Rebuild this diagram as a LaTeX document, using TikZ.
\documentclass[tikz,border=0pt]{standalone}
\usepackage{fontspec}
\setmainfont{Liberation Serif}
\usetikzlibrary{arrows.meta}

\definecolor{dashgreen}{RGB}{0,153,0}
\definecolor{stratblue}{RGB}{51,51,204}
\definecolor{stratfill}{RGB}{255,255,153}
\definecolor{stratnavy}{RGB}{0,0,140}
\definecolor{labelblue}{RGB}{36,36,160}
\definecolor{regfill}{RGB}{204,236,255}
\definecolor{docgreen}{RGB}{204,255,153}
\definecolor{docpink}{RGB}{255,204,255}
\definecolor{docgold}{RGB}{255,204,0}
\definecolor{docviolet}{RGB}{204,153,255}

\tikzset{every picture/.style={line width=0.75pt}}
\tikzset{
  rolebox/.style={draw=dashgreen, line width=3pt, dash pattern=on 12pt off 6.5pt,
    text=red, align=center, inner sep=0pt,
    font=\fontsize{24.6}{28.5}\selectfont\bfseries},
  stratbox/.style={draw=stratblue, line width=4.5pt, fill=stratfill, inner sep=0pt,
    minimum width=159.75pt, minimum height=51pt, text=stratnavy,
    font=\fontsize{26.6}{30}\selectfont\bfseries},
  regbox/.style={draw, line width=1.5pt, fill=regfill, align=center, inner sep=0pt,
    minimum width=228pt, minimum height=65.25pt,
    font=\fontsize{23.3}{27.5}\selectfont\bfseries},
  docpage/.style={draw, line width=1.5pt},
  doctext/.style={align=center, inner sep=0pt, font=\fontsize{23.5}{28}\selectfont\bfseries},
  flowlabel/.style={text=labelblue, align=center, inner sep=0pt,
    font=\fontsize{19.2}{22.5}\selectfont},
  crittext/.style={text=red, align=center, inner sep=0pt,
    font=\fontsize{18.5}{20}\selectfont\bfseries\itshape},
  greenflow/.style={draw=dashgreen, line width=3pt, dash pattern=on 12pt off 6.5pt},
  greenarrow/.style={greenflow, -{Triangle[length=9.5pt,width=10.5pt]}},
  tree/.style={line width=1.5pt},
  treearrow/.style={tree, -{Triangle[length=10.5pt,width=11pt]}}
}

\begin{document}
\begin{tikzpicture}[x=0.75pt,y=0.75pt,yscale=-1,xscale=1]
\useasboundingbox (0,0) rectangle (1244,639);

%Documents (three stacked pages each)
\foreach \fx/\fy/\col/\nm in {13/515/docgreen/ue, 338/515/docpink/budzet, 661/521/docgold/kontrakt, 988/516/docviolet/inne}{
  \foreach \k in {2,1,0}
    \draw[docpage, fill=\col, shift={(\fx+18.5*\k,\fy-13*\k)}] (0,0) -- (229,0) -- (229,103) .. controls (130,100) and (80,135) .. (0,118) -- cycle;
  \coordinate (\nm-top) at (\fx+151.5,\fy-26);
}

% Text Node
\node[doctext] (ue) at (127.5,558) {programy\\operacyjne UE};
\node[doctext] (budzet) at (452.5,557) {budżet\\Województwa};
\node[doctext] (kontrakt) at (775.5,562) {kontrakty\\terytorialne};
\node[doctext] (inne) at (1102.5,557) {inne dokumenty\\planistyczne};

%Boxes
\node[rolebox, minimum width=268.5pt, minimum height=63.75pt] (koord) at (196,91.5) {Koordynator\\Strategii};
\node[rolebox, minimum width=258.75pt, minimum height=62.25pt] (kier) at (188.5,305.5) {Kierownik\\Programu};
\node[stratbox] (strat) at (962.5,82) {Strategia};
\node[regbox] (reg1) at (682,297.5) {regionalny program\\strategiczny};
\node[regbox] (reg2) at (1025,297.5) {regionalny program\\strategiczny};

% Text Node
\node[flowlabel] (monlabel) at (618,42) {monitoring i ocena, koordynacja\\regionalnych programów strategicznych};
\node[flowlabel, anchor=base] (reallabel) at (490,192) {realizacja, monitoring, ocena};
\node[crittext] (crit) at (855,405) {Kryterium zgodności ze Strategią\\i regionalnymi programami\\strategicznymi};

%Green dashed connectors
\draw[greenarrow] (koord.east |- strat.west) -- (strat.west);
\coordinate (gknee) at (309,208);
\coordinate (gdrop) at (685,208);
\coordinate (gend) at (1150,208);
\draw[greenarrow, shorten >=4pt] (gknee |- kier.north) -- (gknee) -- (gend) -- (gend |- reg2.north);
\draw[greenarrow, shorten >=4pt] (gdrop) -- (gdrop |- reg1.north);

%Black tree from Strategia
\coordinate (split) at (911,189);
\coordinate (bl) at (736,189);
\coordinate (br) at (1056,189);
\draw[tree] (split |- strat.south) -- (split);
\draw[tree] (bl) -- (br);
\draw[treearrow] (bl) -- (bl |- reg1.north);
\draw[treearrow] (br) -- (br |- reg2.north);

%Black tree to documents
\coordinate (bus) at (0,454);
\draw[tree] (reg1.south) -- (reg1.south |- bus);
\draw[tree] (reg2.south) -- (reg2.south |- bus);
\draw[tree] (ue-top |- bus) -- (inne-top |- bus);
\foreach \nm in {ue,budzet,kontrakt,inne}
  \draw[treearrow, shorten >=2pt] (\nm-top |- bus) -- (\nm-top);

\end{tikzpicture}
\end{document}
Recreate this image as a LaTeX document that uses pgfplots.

GIVEN INSTRUCTION: Find the word "LaTeX" and list each line it appears in.

ANSWER TO THE TASK:
Rebuild this diagram as a LaTeX document, using TikZ.
Recreate this image as a LaTeX document that uses pgfplots.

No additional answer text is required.